Dit vers van Heer Kṛṣṇa, de allerhoogste autoriteit, ondersteunt niet de theorie van de māyāvādī’s dat de individuele ziel, afgescheiden door de bedekking van māyā (illusie), na haar bevrijding met het onpersoonlijk Brahman zal samensmelten en haar individuele bestaan zal verliezen. En de theorie dat we alleen in een geconditioneerde toestand in termen van individualiteit denken, wordt hier evenmin ondersteund. Kṛṣṇa zegt hier duidelijk, en de upaniṣads bevestigen het, dat de individualiteit van de Heer en die van anderen ook in de toekomst eeuwig voortduurt. Deze uitspraak van Kṛṣṇa is gezaghebbend, omdat Kṛṣṇa niet onderhevig kan zijn aan illusie. Als individualiteit geen feit zou zijn, dan zou Kṛṣṇa er — zelfs voor de toekomst — niet zo de nadruk op hebben gelegd. De māyāvādī zou nu kunnen tegenwerpen dat de individualiteit waarover Kṛṣṇa spreekt niet spiritueel maar materieel is. Maar zelfs al aanvaarden we het argument dat individualiteit materieel is, hoe kan de individualiteit van Kṛṣṇa dan onderscheiden worden? Kṛṣṇa bevestigt dat Hij zowel in het verleden als in de toekomst een individu is. Hij heeft Zijn individualiteit op zo veel manieren bevestigd en van het onpersoonlijk Brahman werd gezegd dat het ondergeschikt is aan Hem. Kṛṣṇa heeft voortdurend volgehouden dat er spirituele individualiteit is; wanneer Hij als een gewone geconditioneerde ziel met een individueel bewustzijn gezien wordt, dan heeft Zijn Bhagavad-gītā als gezaghebbend geschrift geen waarde. Een gewoon mens met de vier gebreken van menselijke zwakheid kan onmogelijk iets onderwijzen dat het aanhoren waard is. De Gītā staat boven zulke literatuur. Geen enkel werelds boek kan zich met de Bhagavad-gītā meten. Wanneer men Kṛṣṇa als een gewoon mens beschouwt, verliest de Gītā al haar belang.
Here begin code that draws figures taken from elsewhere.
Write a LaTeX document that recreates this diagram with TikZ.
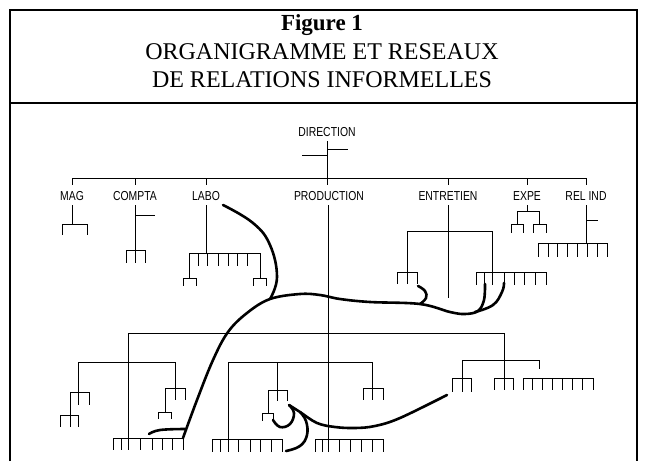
\documentclass[tikz,border=0pt]{standalone}
\usepackage{fontspec}
\setmainfont{Liberation Serif}
\newfontfamily\cond[FakeStretch=0.8]{Liberation Sans}
\newcommand{\orgcomb}[5]{%
  \draw[orgline] (#3,#1) -- (#4,#1);
  \foreach \t in {#5} \draw[orgline] (\t,#1) -- ++(0,#2);
}
\begin{document}
\begin{tikzpicture}[x=1pt,y=-1pt]
\tikzset{
  orgline/.style={line width=0.9pt},
  rel/.style={line width=2.6pt, line cap=round},
  dept/.style={font=\cond\fontsize{13}{13}\selectfont, inner sep=0pt},
}
\useasboundingbox (0,0) rectangle (645,461);
% frame
\draw[line width=1.1pt] (10,461) -- (10,10) -- (637,10) -- (637,461);
\draw[line width=1.4pt] (10,103) -- (637,103);
% title
\node[font=\bfseries\fontsize{23}{23}\selectfont] (fig) at (322,25) {Figure 1};
\node[font=\fontsize{24}{24}\selectfont] (t1) at (322,52) {ORGANIGRAMME ET RESEAUX};
\node[font=\fontsize{24}{24}\selectfont] (t2) at (322,80) {DE RELATIONS INFORMELLES};
% direction
\node[dept] (dir) at (327,132) {DIRECTION};
\draw[orgline] (327,141) -- (327,185);
\draw[orgline] (302,155) -- (327,155);
\draw[orgline] (327,149) -- (348,149);
% main bar
\draw[orgline] (72,178) -- (586,178);
\foreach \x in {72,135,206,448,527,586} \draw[orgline] (\x,178) -- (\x,185);
\node[dept] (mag) at (72,196) {MAG};
\node[dept] (compta) at (135,196) {COMPTA};
\node[dept] (labo) at (206,196) {LABO};
\node[dept] (prod) at (329,196) {PRODUCTION};
\node[dept] (entr) at (448,196) {ENTRETIEN};
\node[dept] (expe) at (527,196) {EXPE};
\node[dept] (relind) at (586,196) {REL IND};
% MAG
\draw[orgline] (72,205) -- (72,224);
\orgcomb{224}{11}{62}{87}{62,87}
% COMPTA
\draw[orgline] (135,205) -- (135,250);
\draw[orgline] (135,215) -- (155,215);
\orgcomb{250}{13}{126}{145}{126,135,145}
% LABO
\draw[orgline] (206,205) -- (206,253);
\orgcomb{253}{13}{189}{260}{189,198,207,218,228,237,247,260}
\draw[orgline] (189,253) -- (189,278);
\draw[orgline] (260,253) -- (260,278);
\orgcomb{278}{8}{183}{196}{183,196}
\orgcomb{278}{8}{253}{266}{253,266}
% PRODUCTION vertical
\draw[orgline] (328,205) -- (328,452);
% ENTRETIEN
\draw[orgline] (448,205) -- (448,298);
\draw[orgline] (407,272) -- (407,231) -- (492,231) -- (492,272);
\orgcomb{272}{12}{397}{417}{397,407,417}
\orgcomb{272}{13}{476}{546}{476,484,492,504,514,524,535,546}
% EXPE
\draw[orgline] (527,205) -- (527,211);
\draw[orgline] (517,224) -- (517,211) -- (539,211) -- (539,224);
\orgcomb{224}{9}{511}{523}{511,523}
\orgcomb{224}{9}{533}{546}{533,546}
% REL IND
\draw[orgline] (586,205) -- (586,243);
\draw[orgline] (586,220) -- (598,220);
\orgcomb{243}{14}{538}{607}{538,548,557,567,577,587,597,607}
% lower section big bar
\draw[orgline] (128,333) -- (504,333);
\draw[orgline] (128,333) -- (128,438);
\draw[orgline] (504,333) -- (504,378);
% left group
\draw[orgline] (78,362) -- (175,362);
\draw[orgline] (78,362) -- (78,392);
\orgcomb{392}{13}{70}{89}{70,78,89}
\draw[orgline] (70,392) -- (70,415);
\orgcomb{415}{12}{60}{78}{60,70,78}
\draw[orgline] (175,362) -- (175,388);
\orgcomb{388}{12}{165}{185}{165,175,185}
\draw[orgline] (165,388) -- (165,412);
\orgcomb{412}{7}{158}{171}{158,171}
% middle group
\draw[orgline] (228,362) -- (372,362);
\draw[orgline] (228,362) -- (228,439);
\draw[orgline] (277,362) -- (277,390);
\orgcomb{390}{11}{268}{287}{268,277,287}
\draw[orgline] (268,390) -- (268,413);
\orgcomb{413}{8}{262}{273}{262,273}
\draw[orgline] (372,362) -- (372,388);
\orgcomb{388}{12}{363}{383}{363,372,383}
% right group
\draw[orgline] (462,360) -- (539,360);
\draw[orgline] (462,360) -- (462,378);
\orgcomb{378}{14}{452}{471}{452,462,471}
\orgcomb{378}{12}{494}{513}{494,504,513}
\draw[orgline] (539,360) -- (539,369);
\orgcomb{378}{12}{523}{593}{523,532,542,552,562,572,582,593}
% bottom combs
\orgcomb{438}{12}{113}{183}{113,121,128,140,152,162,172,183}
\orgcomb{439}{13}{212}{282}{212,220,228,238,250,260,271,282}
\orgcomb{439}{13}{315}{383}{315,322,328,339,350,361,372,383}
% informal relations
\coordinate (r1a) at (223,205);
\coordinate (r1b) at (270,299);
\draw[rel] plot[smooth,tension=0.7] coordinates {(r1a) (253,223) (270,245) (277,277) (r1b)};
\coordinate (r2a) at (183,438);
\coordinate (r2b) at (485,284);
\draw[rel] plot[smooth,tension=0.6] coordinates {(r2a) (197,400) (213,360) (228,332) (247,313) (270,299) (300,294) (320,295) (340,299) (370,302) (420,304) (450,312) (465,314) (478,311) (484,300) (r2b)};
\draw[rel] plot[smooth,tension=0.7] coordinates {(149,434) (160,430) (185,429)};
\draw[rel] plot[smooth,tension=0.7] coordinates {(418,286) (425,291) (426,298) (420,304)};
\draw[rel] plot[smooth,tension=0.7] coordinates {(475,312) (493,305) (502,292) (504,283)};
\draw[rel] plot[smooth,tension=0.7] coordinates {(273,420) (280,427) (290,424) (294,413) (289,405)};
\draw[rel] plot[smooth,tension=0.6] coordinates {(289,405) (300,412) (317,423) (335,427) (355,428) (375,426) (400,418) (447,395)};
\draw[rel] plot[smooth,tension=0.7] coordinates {(300,412) (306,421) (307,435) (300,446) (286,451)};
\end{tikzpicture}
\end{document}
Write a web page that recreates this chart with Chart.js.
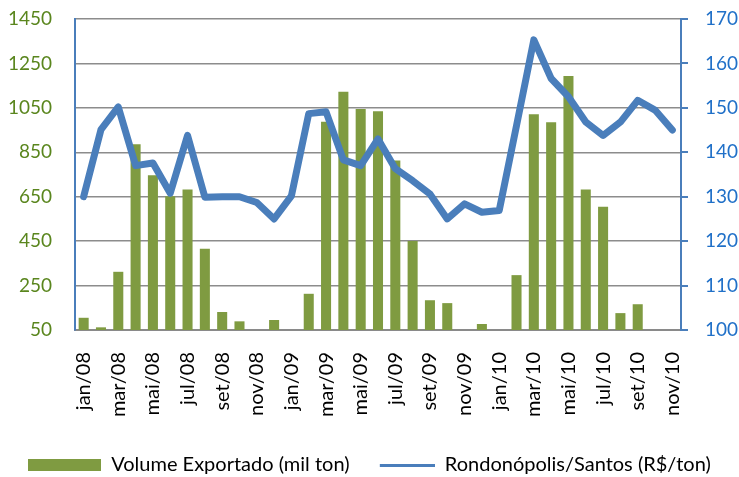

De māyāvādī voert als argument aan dat de meervoudigheid waarover dit vers spreekt, conventioneel is en betrekking heeft op het lichaam. Maar voorafgaand aan dit vers is deze lichamelijke levensopvatting al verworpen. Als Kṛṣṇa de lichamelijke levensopvatting eerder al verworpen heeft, hoe kan Hij dan later weer een conventionele uitspraak over het lichaam doen? Individualiteit blijft dus behouden op spirituele basis en grote ācārya’s zoals Śrī Rāmānujācārya en anderen bevestigen dit. Op veel plaatsen in de Gītā wordt gesteld dat deze spirituele individualiteit begrepen wordt door toegewijden van de Heer. Zij die afgunstig zijn op Kṛṣṇa omdat Hij de Allerhoogste Persoonlijkheid Gods is, kunnen niet werkelijk doordringen tot dit grootse boek.
De manier waarop de niet-toegewijde de filosofie van de Gītā benadert, valt te vergelijken met een bij die aan een honingpot likt. Niemand kan van de honing proeven als hij niet eerst de pot openmaakt. Op dezelfde manier kan de mystiek van de Bhagavad-gītā alleen door toegewijden begrepen worden en niemand anders kan haar proeven, zoals in het vierde hoofdstuk van dit boek gezegd wordt. De Gītā is evenmin toegankelijk voor personen die vijandig staan tegenover het bestaan van de Heer zelf. De commentaar die de māyāvādī op de Gītā geeft, is daarom een misleidende weergave van de volledige waarheid. Heer Caitanya heeft ons verboden de commentaren van māyāvādī’s te lezen en waarschuwt dat wie deze māyāvādī-filosofie aanvaardt, al zijn vermogen om de ware essentie van de Gītā te begrijpen, zal verliezen. Als individualiteit betrekking heeft op het empirisch universum, dan is het onderricht van de Heer overbodig. De pluraliteit van de individuele ziel en de Heer is een eeuwig feit en de Veda’s bevestigen dit zoals hierboven werd beschreven.